Sorry for the delay, I had to step off line for a moment to deal with a situation.
I agree with you that this is not a issue that screams molestation or incest, but its also a situation which could and likely would end up with resentment out of both him and her if not addressed well. It sounds like he is working hard to show her that he is a active father in her life. Many men who wind up in divorce tend to over compensate to show their child that they are still dad. Over time this can get out of control and can cause conflict as well.
The fact is your feeling are very natural, as a women you want his attention as well and want to be treated as his partner.
The good news is there is a few things you can do to improve the situation without making it look like you are accusing him or cause her to resent you.
The first step is to sit down and talk to him, explain to him that you are so pleased that he has such a strong bond with his daughter and that it makes you proud to be with a man who loves his child enough to be a huge part of her life.

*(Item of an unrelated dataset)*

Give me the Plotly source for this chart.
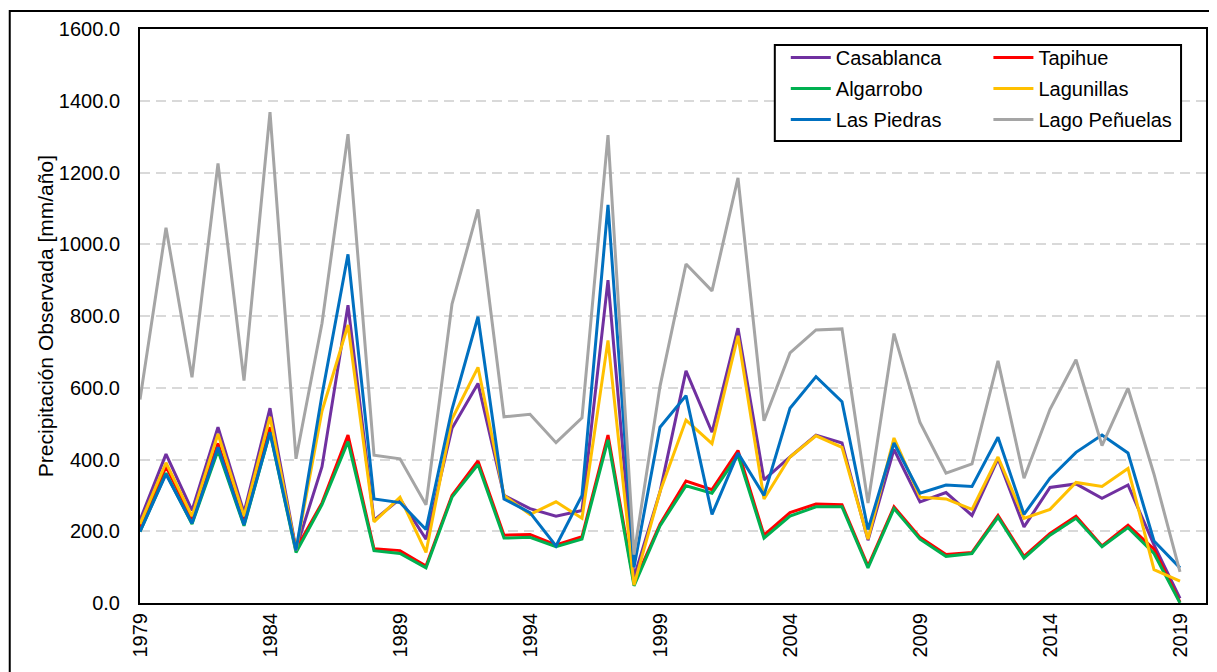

Go on to explain to him, that while its wonderful he has such a strong bond with her sometimes you feel like you are a third wheel when you are out with him and her. Let him know it does bother you a little bit when you want to be holding his hand or playing with him, but feel like you are intruding.
By handling it this way, and putting it back on yourself he will be less defensive and hopefully see that he is neglecting you a little bit in favor of his daughter. The last thing you want to do is make him feel like he is wrong to shower her with so much attention, otherwise he is going to get defensive and feel like you are trying to take him away from his daughter.
Another thing you should do is be more assertive, when you are out grab his hand first. Do not just sit back and wait for him to remember you are there......by taking control of it he will naturally step it up with you. As for the cruise, since this was booked before you there isn't much you can do other then either let it go, or ask if you can go as well.
Does she have a boyfriend? If so, try inviting him on some of the outings. Talk to her, and ask her if she would like to invite him out when you are together. She will naturally show more attention to a boyfriend or even friends thus slowly ending some of the contact.